The original NVIDIA Reflex brought about a significant improvement to the responsiveness of maxed out graphics in competitive online gameplay, by compacting the rendering queue with the goal of reducing the whole system latency by up to 50%. Reflex is mandatory in DLSS 3 Frame Generation, given the latency cost imposed by the technology. Multi-frame generation calls for an equally savvy piece of technology, so we hence have Reflex 2. NVIDIA claims to have achieved a 75% reduction in latency with Frame Warp, which updates the camera (viewport) positions based on user inputs in real-time, and then uses temporal information to reconstruct the frame to display.

Packaging

The Card

MSI's Ventus uses a plastic cooler shroud and a metal backplate.
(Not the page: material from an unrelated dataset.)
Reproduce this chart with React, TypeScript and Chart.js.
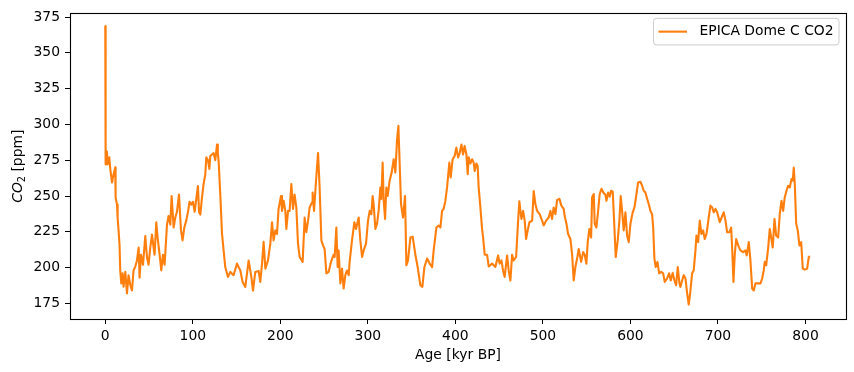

The color theme is black with various shades of gray and metallic highlights. The backplate has a cutout for air to flow through.


Dimensions of the card are 30.0 x 12.0 cm, and it weighs 1060 g.


Installation requires three slots in your system. We measured the card's width to be 49 mm.


Display connectivity includes three standard DisplayPort 2.1b and one HDMI 2.1b.

Standard for all GeForce RTX 50-series Blackwell cards is a new display engine that supports three DisplayPort 2.1b outputs, each capable of UHBR20; and one HDMI 2.1a. Both interfaces support DSC (display stream compression). With DSC enabled, a single DisplayPort on this card can drive 4K 12-bit HDR at 480 Hz; or 8K 12-bit HDR at up to 165 Hz. The RTX 5070 Ti features an updated media acceleration engine with support for 4:2:2 video formats, AV1 UHQ, and MV-HEVC. There are two independent NVENC and NVDEC units.


The card uses a single 16-pin connector, which allows a maximum power draw of 600 W, but the board power limit is set much lower of course.


There is no RGB lighting on the Ventus 3X.